▶ **Set task**
Each line containing the word "that" must be reported.

▶ **The data**
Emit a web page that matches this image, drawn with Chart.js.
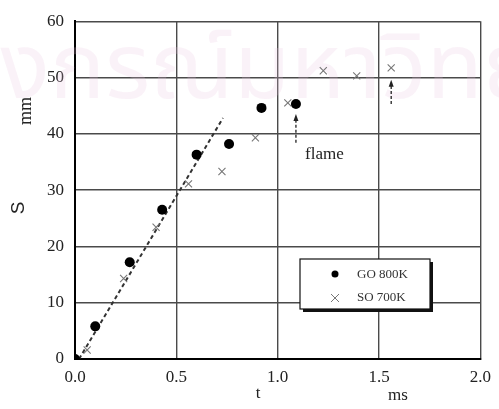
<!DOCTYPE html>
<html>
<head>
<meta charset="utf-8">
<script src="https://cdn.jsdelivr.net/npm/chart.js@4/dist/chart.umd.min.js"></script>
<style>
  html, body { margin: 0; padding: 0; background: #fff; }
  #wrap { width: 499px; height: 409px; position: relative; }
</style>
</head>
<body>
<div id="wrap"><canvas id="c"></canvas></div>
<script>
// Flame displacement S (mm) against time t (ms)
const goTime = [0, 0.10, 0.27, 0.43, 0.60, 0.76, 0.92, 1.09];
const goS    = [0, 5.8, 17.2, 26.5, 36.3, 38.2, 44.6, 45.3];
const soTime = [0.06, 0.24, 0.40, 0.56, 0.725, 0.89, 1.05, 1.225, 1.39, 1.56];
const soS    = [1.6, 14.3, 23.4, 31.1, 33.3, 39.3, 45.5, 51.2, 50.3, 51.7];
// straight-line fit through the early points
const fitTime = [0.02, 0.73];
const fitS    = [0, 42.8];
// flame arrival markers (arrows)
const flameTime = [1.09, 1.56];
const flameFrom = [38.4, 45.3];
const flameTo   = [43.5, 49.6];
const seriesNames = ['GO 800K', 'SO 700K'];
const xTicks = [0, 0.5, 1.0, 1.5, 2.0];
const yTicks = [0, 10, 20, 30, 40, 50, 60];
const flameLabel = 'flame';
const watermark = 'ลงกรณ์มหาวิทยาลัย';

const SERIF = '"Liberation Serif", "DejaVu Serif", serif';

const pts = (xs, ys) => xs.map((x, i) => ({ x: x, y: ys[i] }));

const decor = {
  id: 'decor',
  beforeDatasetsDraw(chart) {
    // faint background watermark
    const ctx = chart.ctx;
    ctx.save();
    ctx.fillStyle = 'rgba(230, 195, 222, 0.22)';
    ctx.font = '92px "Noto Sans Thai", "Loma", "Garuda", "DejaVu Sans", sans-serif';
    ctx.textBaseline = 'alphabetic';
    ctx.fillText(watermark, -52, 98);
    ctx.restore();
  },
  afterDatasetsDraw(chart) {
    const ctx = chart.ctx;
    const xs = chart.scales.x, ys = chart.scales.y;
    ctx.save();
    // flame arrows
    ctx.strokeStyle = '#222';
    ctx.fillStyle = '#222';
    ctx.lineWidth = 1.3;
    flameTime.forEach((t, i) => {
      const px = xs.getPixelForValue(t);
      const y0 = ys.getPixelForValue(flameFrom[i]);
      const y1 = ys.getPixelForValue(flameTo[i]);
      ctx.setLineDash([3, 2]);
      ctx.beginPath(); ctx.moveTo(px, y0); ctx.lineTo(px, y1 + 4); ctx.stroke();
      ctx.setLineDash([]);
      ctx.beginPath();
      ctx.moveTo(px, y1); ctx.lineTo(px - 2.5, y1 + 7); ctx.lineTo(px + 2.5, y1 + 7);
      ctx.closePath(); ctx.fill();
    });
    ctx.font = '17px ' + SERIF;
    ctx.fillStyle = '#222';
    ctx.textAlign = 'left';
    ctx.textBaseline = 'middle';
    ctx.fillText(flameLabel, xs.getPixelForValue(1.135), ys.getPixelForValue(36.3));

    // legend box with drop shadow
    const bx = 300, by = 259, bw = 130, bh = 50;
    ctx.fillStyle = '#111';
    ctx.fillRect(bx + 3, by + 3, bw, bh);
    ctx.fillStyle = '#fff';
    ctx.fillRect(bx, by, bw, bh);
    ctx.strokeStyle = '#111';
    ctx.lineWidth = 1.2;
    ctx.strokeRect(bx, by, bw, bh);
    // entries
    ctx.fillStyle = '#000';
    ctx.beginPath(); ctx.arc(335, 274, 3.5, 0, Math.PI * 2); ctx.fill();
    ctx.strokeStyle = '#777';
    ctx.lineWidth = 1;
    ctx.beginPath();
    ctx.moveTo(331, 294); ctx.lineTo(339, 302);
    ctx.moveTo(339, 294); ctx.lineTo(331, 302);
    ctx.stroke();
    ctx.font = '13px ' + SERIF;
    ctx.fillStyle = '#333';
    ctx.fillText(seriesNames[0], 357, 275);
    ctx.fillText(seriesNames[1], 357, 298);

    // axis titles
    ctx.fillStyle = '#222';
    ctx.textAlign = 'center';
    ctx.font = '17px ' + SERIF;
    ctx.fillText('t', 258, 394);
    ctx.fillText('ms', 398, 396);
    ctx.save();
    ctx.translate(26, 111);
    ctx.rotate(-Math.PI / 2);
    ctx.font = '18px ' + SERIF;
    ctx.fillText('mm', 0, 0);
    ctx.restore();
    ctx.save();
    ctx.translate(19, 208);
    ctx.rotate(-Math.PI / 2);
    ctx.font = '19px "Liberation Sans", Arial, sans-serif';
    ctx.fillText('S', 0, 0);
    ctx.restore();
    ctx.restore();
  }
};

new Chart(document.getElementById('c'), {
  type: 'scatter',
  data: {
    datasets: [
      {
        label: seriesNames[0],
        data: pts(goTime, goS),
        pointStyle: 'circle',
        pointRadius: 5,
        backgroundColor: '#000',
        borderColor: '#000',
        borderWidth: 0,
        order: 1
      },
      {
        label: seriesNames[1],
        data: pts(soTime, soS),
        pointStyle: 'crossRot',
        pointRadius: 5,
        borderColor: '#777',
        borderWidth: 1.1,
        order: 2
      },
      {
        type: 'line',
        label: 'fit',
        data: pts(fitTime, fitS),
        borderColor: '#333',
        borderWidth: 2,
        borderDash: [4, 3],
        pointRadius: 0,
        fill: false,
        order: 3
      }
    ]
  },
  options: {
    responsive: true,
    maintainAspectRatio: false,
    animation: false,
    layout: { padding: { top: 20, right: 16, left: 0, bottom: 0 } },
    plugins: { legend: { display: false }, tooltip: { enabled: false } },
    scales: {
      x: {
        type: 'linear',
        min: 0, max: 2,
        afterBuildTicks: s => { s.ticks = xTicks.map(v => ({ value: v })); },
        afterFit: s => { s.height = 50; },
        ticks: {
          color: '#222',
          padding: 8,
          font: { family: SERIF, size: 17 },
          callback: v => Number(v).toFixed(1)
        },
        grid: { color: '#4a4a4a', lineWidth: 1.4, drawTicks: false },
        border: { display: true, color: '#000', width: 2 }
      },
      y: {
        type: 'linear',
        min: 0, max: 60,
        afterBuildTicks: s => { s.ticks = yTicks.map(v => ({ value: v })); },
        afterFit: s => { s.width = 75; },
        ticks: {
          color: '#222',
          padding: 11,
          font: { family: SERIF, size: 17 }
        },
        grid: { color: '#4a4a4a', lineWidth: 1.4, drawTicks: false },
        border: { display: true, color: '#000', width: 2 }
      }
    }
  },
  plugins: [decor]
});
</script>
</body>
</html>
--
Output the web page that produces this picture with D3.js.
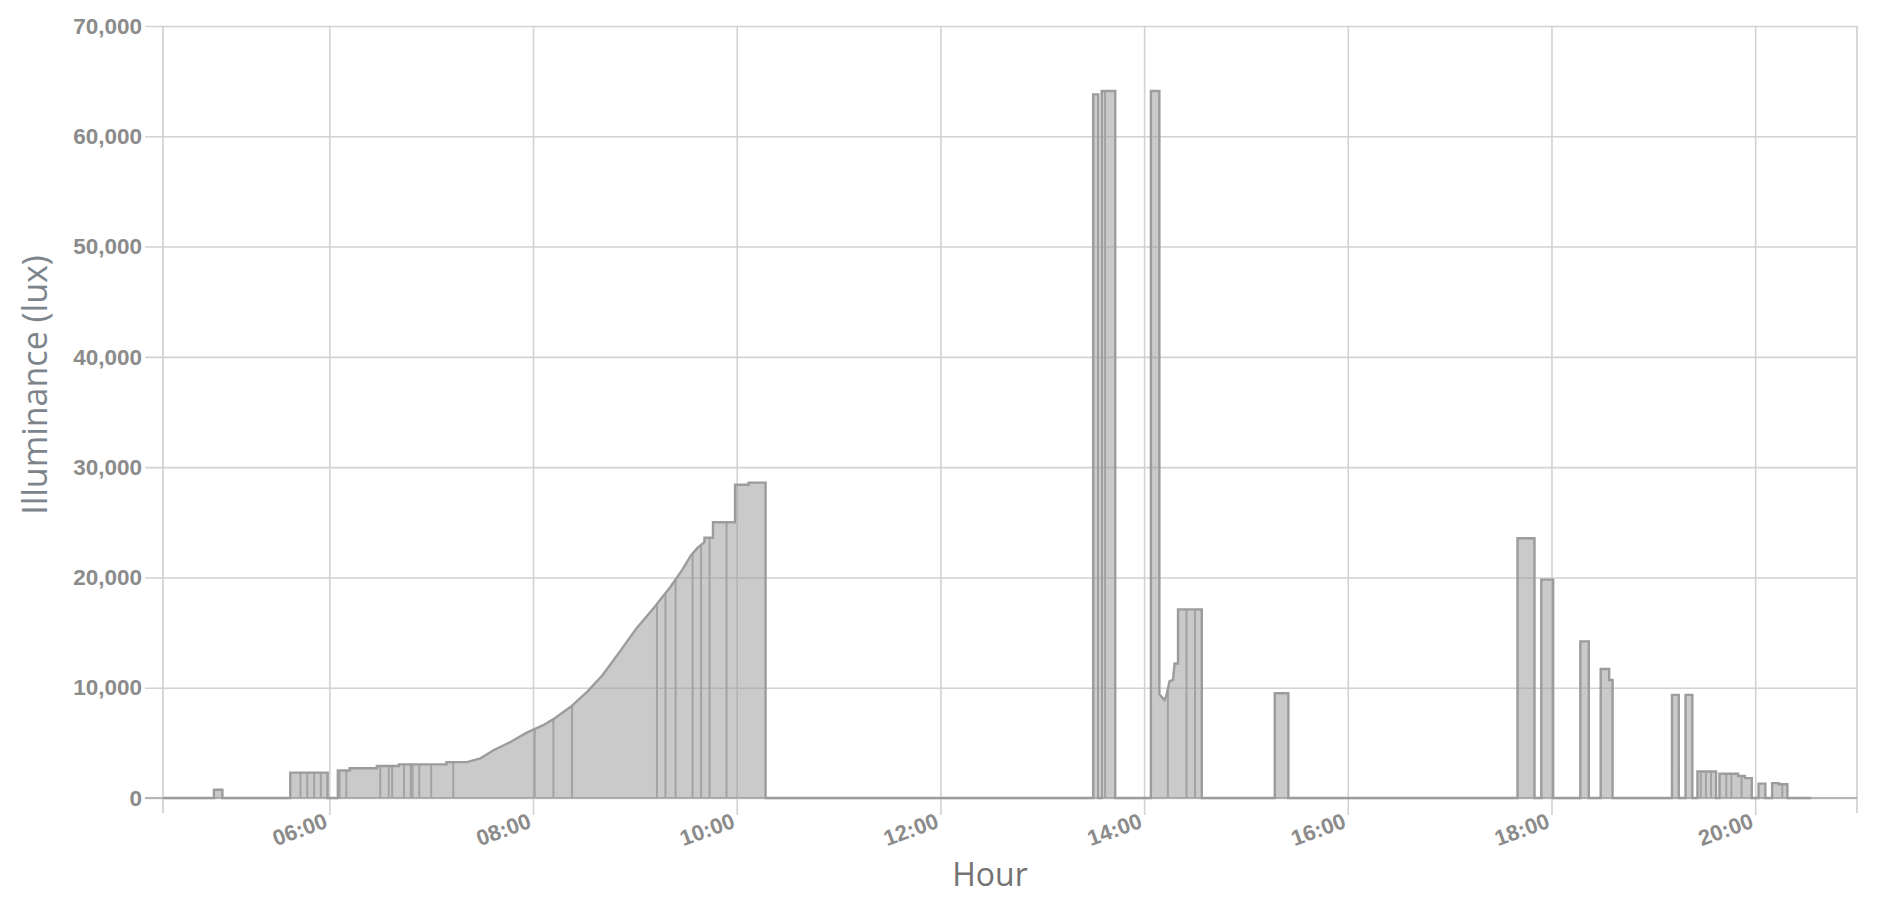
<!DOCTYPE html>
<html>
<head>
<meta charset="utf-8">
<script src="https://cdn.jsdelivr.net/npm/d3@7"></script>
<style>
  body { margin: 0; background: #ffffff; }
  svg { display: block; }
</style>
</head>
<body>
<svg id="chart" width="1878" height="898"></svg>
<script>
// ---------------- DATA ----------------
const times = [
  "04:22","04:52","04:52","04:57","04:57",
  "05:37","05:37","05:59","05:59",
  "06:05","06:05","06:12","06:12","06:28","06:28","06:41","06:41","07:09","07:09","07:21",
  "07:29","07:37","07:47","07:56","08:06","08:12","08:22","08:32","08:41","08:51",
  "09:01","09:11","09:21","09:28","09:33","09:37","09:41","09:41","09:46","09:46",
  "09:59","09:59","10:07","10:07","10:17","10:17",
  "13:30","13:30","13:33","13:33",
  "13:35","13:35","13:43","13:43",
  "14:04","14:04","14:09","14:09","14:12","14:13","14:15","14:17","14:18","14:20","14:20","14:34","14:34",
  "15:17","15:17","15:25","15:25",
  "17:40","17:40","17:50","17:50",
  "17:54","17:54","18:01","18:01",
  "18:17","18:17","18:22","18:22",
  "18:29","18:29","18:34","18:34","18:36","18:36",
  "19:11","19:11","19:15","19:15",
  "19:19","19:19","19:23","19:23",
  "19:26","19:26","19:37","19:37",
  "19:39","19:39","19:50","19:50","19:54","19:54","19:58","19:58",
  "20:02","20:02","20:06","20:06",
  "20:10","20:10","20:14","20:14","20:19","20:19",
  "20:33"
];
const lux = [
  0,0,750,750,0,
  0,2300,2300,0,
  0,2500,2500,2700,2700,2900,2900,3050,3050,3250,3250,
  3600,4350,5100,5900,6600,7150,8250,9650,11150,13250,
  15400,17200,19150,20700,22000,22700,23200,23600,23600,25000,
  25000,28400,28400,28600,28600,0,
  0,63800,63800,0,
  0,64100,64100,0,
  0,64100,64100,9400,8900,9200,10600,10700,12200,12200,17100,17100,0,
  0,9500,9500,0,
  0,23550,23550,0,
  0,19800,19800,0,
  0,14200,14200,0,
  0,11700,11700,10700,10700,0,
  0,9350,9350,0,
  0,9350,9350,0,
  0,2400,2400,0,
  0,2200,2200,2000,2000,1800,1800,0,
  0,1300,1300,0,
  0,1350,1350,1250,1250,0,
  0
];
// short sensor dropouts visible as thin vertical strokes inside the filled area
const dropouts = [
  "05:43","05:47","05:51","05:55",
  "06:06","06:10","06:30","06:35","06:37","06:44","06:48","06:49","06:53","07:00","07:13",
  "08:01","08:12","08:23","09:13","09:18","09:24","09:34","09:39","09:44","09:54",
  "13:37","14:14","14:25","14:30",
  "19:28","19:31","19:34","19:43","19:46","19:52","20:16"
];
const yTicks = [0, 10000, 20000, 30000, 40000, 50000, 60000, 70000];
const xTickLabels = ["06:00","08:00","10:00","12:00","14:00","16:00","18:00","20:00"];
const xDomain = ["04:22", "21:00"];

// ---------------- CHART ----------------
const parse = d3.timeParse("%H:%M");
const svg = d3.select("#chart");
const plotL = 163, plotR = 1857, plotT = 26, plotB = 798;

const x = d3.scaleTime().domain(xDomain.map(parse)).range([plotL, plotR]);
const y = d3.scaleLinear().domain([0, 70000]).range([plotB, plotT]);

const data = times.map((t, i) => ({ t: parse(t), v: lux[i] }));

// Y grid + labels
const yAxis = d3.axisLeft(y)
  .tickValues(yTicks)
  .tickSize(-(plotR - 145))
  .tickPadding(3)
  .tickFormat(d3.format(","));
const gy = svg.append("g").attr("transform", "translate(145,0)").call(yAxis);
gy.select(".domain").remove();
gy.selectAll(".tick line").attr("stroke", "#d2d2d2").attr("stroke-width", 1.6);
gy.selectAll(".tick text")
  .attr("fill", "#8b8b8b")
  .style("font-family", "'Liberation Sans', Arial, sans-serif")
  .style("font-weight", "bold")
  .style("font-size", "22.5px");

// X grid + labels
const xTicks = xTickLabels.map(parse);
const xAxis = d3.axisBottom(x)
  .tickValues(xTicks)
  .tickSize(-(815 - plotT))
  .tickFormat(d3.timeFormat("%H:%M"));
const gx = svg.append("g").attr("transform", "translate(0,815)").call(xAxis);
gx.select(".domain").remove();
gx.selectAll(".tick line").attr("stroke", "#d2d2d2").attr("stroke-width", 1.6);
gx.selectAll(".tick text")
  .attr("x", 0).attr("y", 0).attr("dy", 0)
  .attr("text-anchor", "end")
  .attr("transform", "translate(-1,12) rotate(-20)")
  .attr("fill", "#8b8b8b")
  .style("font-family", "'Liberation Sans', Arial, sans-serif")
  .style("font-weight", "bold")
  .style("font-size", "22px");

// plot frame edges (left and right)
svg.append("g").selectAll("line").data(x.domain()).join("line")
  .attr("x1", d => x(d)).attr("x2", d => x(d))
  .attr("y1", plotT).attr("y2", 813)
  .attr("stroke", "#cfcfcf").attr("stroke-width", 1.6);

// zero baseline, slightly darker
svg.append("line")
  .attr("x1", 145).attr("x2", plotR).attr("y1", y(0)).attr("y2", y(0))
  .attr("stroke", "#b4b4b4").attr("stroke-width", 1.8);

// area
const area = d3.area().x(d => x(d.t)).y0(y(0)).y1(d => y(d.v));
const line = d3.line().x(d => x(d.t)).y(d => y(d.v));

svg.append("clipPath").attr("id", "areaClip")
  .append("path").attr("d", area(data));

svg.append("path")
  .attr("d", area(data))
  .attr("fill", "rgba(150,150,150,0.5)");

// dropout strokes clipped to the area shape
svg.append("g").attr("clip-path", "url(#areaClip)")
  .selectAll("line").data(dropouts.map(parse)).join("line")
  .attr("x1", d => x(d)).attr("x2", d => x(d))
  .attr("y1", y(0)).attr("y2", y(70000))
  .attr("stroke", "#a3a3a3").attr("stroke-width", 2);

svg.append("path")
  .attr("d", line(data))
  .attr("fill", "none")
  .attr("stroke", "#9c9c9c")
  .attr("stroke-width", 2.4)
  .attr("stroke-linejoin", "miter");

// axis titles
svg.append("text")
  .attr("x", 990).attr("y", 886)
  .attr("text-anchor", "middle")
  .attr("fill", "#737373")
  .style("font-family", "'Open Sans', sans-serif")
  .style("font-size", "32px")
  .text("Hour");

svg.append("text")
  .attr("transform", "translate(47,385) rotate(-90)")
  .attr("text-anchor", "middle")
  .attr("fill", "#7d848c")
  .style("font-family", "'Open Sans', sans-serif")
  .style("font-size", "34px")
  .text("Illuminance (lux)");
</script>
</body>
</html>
* * *
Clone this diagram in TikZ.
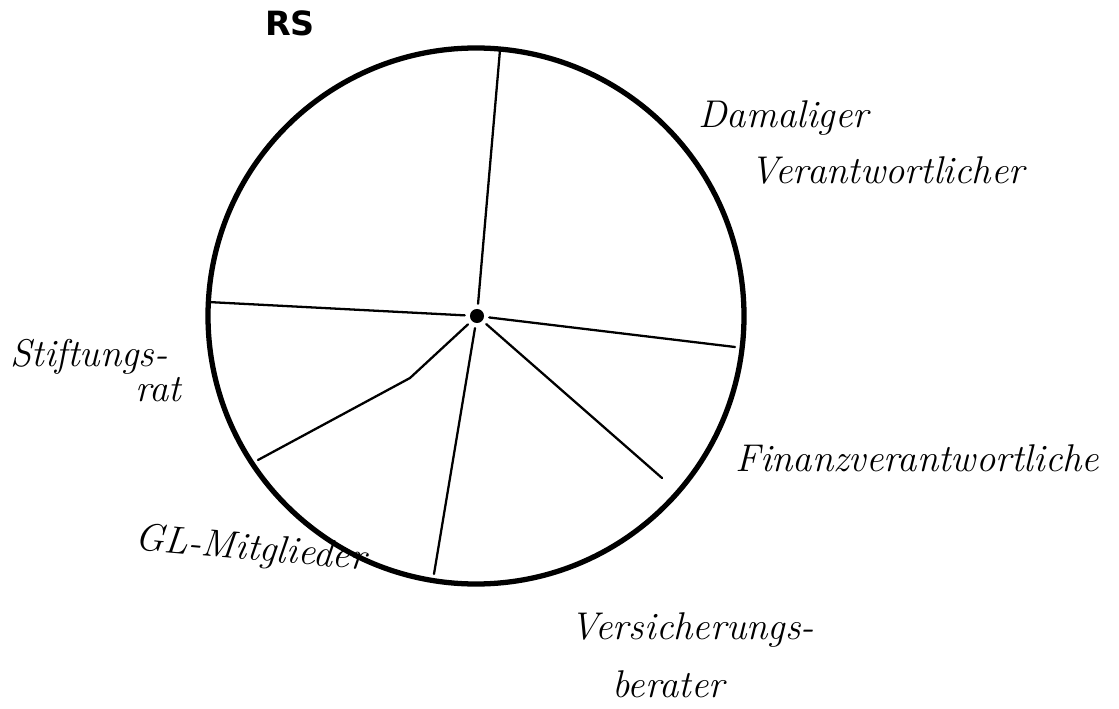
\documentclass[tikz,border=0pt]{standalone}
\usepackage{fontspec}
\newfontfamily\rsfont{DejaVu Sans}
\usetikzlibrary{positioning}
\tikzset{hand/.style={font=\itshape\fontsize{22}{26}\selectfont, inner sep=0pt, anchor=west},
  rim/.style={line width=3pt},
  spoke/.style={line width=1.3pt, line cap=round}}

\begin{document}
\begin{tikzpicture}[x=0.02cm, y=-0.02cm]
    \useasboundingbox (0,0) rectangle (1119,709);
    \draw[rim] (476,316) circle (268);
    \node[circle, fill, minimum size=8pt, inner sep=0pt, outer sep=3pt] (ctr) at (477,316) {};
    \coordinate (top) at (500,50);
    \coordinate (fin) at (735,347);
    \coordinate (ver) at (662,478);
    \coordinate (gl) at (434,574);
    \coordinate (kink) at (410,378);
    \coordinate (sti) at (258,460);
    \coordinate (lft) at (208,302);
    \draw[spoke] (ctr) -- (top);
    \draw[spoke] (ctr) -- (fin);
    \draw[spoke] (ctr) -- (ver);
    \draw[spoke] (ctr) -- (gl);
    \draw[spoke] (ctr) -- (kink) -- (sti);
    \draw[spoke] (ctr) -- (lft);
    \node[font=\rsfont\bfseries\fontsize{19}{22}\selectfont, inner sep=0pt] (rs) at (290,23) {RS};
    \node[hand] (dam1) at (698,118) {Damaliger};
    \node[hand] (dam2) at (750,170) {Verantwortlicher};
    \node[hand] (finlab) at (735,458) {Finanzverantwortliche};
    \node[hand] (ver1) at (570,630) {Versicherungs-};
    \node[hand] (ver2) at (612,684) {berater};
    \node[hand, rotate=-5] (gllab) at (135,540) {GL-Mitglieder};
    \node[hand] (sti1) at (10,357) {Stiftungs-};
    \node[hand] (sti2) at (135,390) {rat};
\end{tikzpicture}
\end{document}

▶ **Answer to the task**
Emit a web page that matches this image, drawn with Chart.js.
Output the web page that produces this picture with D3.js.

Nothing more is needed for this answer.